Penyerahan sertifikat Indikasi Geografis (IG) untuk Gula Semut Kulon Progo oleh Duta Besar Uni Eropa, Denis Chaibi(MI/Bimo)
INDONESIA semakin membuat kemajuan dalam melindungi beragam indikasi geografis (IG). Kini Gula Semut asal Kulon Progo, Yogyakarta, telah resmi diakui Uni Eropa sebagai produk berindikasi geografis.
Produk dengan nama resmi Kulon Progo Jogja Coconut Sugar ini menjadi produk terbaru yang diakui oleh Uni Eropa. Sebelumnya, beberapa produk asli Indonesia yang telah diakui di Uni Eropa antara lain adalah Kopi Arabika Gayo dari Aceh, Lada Putih Muntok dari Bangka Belitung, dan Garam Amed dari Bali.
Sebelum mendapatkan sertifikasi IG, harga jual gula kelapa di Kulon Progo relatif rendah dan turun naik. Setelah pengakuan Uni Eropa, nilai jual produk meningkat, membuka peluang ekonomi baru bagi masyarakat pedesaan.
Proses produksi gula kelapa yang masih dilakukan secara tradisional ini turut menciptakan lapangan kerja bagi masyarakat desa. Sejumlah kelompok tani juga mengembangkan wisata edukatif, yang memungkinkan wisatawan belajar langsung proses pembuatan gula kelapa dari nira segar hingga kristalisasi alami.
Kini, gula kelapa Kulon Progo telah menembus pasar Eropa, Kanada, dan Amerika Serikat, menjadi salah satu contoh keberhasilan produk lokal yang mampu bersaing secara global. Hal ini menjadi kesekian kalinya bagi produk lokal Indonesia yang go internasional.

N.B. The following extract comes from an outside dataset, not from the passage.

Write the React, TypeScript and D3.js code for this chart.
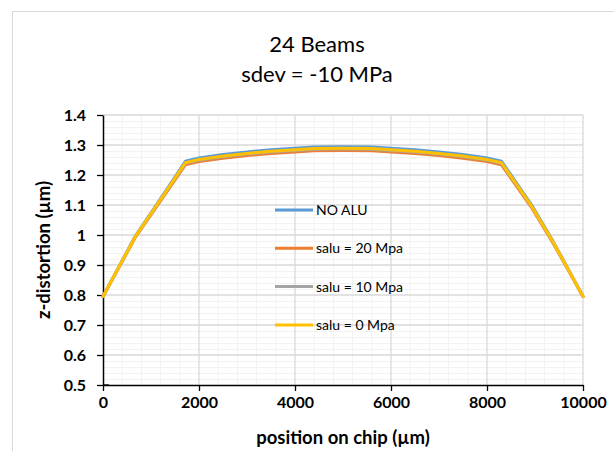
import React, { useRef, useEffect } from 'react';
import * as d3 from 'd3';

// position on chip (µm)
const positions = [0, 667, 1465, 1715, 2000, 2500, 3000, 3500, 4000, 4400, 5000, 5600, 6000, 6500, 7000, 7500, 8000, 8300, 8930, 9380, 10000];

const noAlu = [0.795, 0.995, 1.185, 1.246, 1.257, 1.268, 1.277, 1.284, 1.289, 1.293, 1.294, 1.293, 1.289, 1.284, 1.277, 1.268, 1.257, 1.246, 1.1, 0.978, 0.795];
const salu20 = [0.795, 0.99, 1.175, 1.234, 1.245, 1.256, 1.265, 1.272, 1.277, 1.281, 1.282, 1.281, 1.277, 1.272, 1.265, 1.256, 1.245, 1.234, 1.091, 0.972, 0.795];
const salu10 = [0.795, 0.992, 1.179, 1.239, 1.25, 1.261, 1.27, 1.277, 1.282, 1.286, 1.287, 1.286, 1.282, 1.277, 1.27, 1.261, 1.25, 1.239, 1.095, 0.975, 0.795];
const salu0 = [0.795, 0.993, 1.181, 1.241, 1.252, 1.263, 1.272, 1.279, 1.284, 1.288, 1.289, 1.288, 1.284, 1.279, 1.272, 1.263, 1.252, 1.241, 1.096, 0.976, 0.795];

const seriesNames = ['NO ALU', 'salu = 20 Mpa', 'salu = 10 Mpa', 'salu = 0 Mpa'];
const seriesColors = ['#5b9bd5', '#ed7d31', '#a5a5a5', '#ffc000'];

const xTicks = [0, 2000, 4000, 6000, 8000, 10000];
const yTicks = [0.5, 0.6, 0.7, 0.8, 0.9, 1, 1.1, 1.2, 1.3, 1.4];

const App = () => {
  const ref = useRef<SVGSVGElement>(null);

  useEffect(() => {
    const svg = d3.select(ref.current);
    svg.selectAll('*').remove();

    const width = 614;
    const height = 451;
    const margin = { top: 115, right: 31, bottom: 66, left: 103 };
    const font = 'Lato, "Open Sans", sans-serif';

    const x = d3.scaleLinear().domain([0, 10000]).range([margin.left, width - margin.right]);
    const y = d3.scaleLinear().domain([0.5, 1.4]).range([height - margin.bottom, margin.top]);

    svg.append('rect')
      .attr('x', 0).attr('y', 0).attr('width', width).attr('height', height)
      .attr('fill', 'white');

    // chart frame
    svg.append('rect')
      .attr('x', 12.5).attr('y', 11.5).attr('width', width + 20).attr('height', height + 20)
      .attr('fill', 'none').attr('stroke', '#d9d9d9');

    // minor grid
    const minorX = d3.range(0, 10001, 400).filter(v => v % 2000 !== 0);
    const minorY = d3.range(50, 141, 2).map(v => v / 100).filter(v => Math.round(v * 100) % 10 !== 0);

    const grid = svg.append('g');
    grid.selectAll('.mx').data(minorX).enter().append('line')
      .attr('x1', d => x(d)).attr('x2', d => x(d))
      .attr('y1', y(0.5)).attr('y2', y(1.4))
      .attr('stroke', '#f2f2f2').attr('stroke-width', 1);
    grid.selectAll('.my').data(minorY).enter().append('line')
      .attr('x1', x(0)).attr('x2', x(10000))
      .attr('y1', d => Math.round(y(d)) + 0.5).attr('y2', d => Math.round(y(d)) + 0.5)
      .attr('stroke', '#f2f2f2').attr('stroke-width', 1);
    grid.selectAll('.Mx').data(xTicks.slice(1)).enter().append('line')
      .attr('x1', d => x(d)).attr('x2', d => x(d))
      .attr('y1', y(0.5)).attr('y2', y(1.4))
      .attr('stroke', '#d9d9d9').attr('stroke-width', 1.3);
    grid.selectAll('.My').data(yTicks.slice(1)).enter().append('line')
      .attr('x1', x(0)).attr('x2', x(10000))
      .attr('y1', d => y(d)).attr('y2', d => y(d))
      .attr('stroke', '#d9d9d9').attr('stroke-width', 1.3);

    // axes
    const xAxis = svg.append('g')
      .attr('transform', `translate(0,${y(0.5)})`)
      .call(d3.axisBottom(x).tickValues(xTicks).tickFormat(d3.format('d')).tickSize(6).tickSizeOuter(0));
    const yAxis = svg.append('g')
      .attr('transform', `translate(${x(0)},0)`)
      .call(d3.axisLeft(y).tickValues(yTicks).tickFormat(d => String(d)).tickSize(6).tickSizeOuter(0));

    [xAxis, yAxis].forEach(a => {
      a.select('.domain').attr('stroke', '#000').attr('stroke-width', 1.5);
      a.selectAll('.tick line').attr('stroke', '#000').attr('stroke-width', 1.3);
      a.selectAll('.tick text')
        .attr('fill', '#000')
        .style('font-family', font)
        .style('font-size', '16px')
        .style('font-weight', 'bold');
    });
    xAxis.selectAll('.tick text').attr('y', 12).attr('dy', '0.71em');
    yAxis.selectAll('.tick text').attr('x', -17).attr('dy', '0.36em');
    // cross at axis origin
    svg.append('line')
      .attr('x1', x(0)).attr('x2', x(0) + 6)
      .attr('y1', y(0.5)).attr('y2', y(0.5))
      .attr('stroke', '#000').attr('stroke-width', 1.3);

    // series
    const series = [noAlu, salu20, salu10, salu0];
    const line = d3.line<number>()
      .x((_, i) => x(positions[i]))
      .y(d => y(d));

    svg.append('g')
      .selectAll('path')
      .data(series)
      .enter()
      .append('path')
      .attr('d', d => line(d))
      .attr('fill', 'none')
      .attr('stroke', (_, i) => seriesColors[i])
      .attr('stroke-width', 3)
      .attr('stroke-linejoin', 'round')
      .attr('stroke-linecap', 'round');

    // legend
    const legend = svg.append('g').attr('transform', 'translate(275,210)');
    seriesNames.forEach((name, i) => {
      const row = legend.append('g').attr('transform', `translate(0,${i * 38.3})`);
      row.append('line')
        .attr('x1', 0).attr('x2', 38)
        .attr('y1', 0).attr('y2', 0)
        .attr('stroke', seriesColors[i]).attr('stroke-width', 3);
      row.append('text')
        .attr('x', 41).attr('y', 0).attr('dy', '0.36em')
        .style('font-family', font).style('font-size', '14px')
        .attr('fill', '#000')
        .text(name);
    });

    // titles
    svg.append('text')
      .attr('x', 317).attr('y', 52)
      .attr('text-anchor', 'middle')
      .style('font-family', font).style('font-size', '22px')
      .attr('fill', '#000')
      .text('24 Beams');
    svg.append('text')
      .attr('x', 317).attr('y', 82)
      .attr('text-anchor', 'middle')
      .style('font-family', font).style('font-size', '22px')
      .attr('fill', '#000')
      .text('sdev = -10 MPa');

    svg.append('text')
      .attr('x', (x(0) + x(10000)) / 2).attr('y', 444)
      .attr('text-anchor', 'middle')
      .style('font-family', font).style('font-size', '18.5px').style('font-weight', 'bold')
      .attr('fill', '#000')
      .text('position on chip (µm)');

    svg.append('text')
      .attr('transform', `translate(50,${(y(0.5) + y(1.4)) / 2}) rotate(-90)`)
      .attr('text-anchor', 'middle')
      .style('font-family', font).style('font-size', '18.5px').style('font-weight', 'bold')
      .attr('fill', '#000')
      .text('z-distortion (µm)');
  }, []);

  return (
    <svg
      ref={ref}
      width={614}
      height={451}
      style={{ position: 'absolute', left: 0, top: 0, display: 'block' }}
    />
  );
};

export default App;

Dukungan Uni Eropa dan program ARISE+
Keberhasilan ini merupakan hasil kolaborasi panjang antara pemerintah Indonesia dan Uni Eropa melalui program ARISE+ (ASEAN Regional Integration Support), yang mendukung penguatan sistem indikasi geografis nasional. Program tersebut mencakup pendampingan teknis, audit sertifikasi internasional, serta pelatihan bagi asosiasi produsen untuk menjaga kualitas dan konsistensi produk.
Duta Besar Uni Eropa untuk Indonesia dan Brunei Darussalam, Denis Chaibi, menyebut label IG sebagai bentuk pengakuan atas nilai dan cerita di balik setiap produk.
“Label IG bukan hanya sekadar nama. Itu adalah janji bahwa produk tersebut memiliki standar, kualitas, dan kisah yang tak bisa ditiru. Indonesia punya hubungan mendalam dengan makanan, dan itu menjadikannya tempat terbaik di dunia untuk mengembangkan indikasi geografis,” ungkap Denis dalam acara Celebration of Geographical Indications di Hotel Ayana, Jakarta.
Simbol diplomasi keberlanjutan
Bagi Uni Eropa, pengakuan terhadap produk IG Indonesia bukan hanya bagian dari kerja sama perdagangan, tetapi juga diplomasi budaya. Produk seperti gula kelapa Kulon Progo dianggap sebagai jembatan yang menghubungkan cita rasa dan identitas antara dua benua.
Melalui Perjanjian Kemitraan Ekonomi Komprehensif Indonesia-Uni Eropa (IEU-CEPA) yang baru saja disepakati, kedua pihak sepakat memberikan perlindungan kepada 221 produk IG Uni Eropa dan 72 produk IG Indonesia. Perjanjian ini membuka peluang yang lebih luas bagi produk-produk Nusantara untuk menembus pasar global.
“Ketika kita melindungi asal-usul kita, kita melindungi masa depan kita. Dan manisnya gula kelapa Kulon Progo adalah contoh terbaik dari masa depan itu,” tutup Denis Chaibi dalam pidatonya pada 27 Oktober 2025.
Dengan pengakuan dari Uni Eropa, gula kelapa Kulon Progo kini menjadi simbol perpaduan antara tradisi, ekonomi, dan diplomasi keberlanjutan. Sekaligus membuktikan bahwa produk lokal Indonesia mampu bersaing di pasar internasional tanpa kehilangan jati diri.
“Setiap butir gula ini bukan sekadar tentang rasa manis. Namun, juga kisah kerja keras dan kebanggaan petani di lereng Menoreh. Pelindungan indikasi geografis terbukti memberi nilai nyata bagi produsen. Ini bukan sekadar perlindungan hukum, tapi juga peningkatan kesejahteraan dan kebanggaan nasional,” ujar Hermansyah Siregar, Direktur merek dan Indikasi Geografis Kementrian Hukum Republik Indonesia.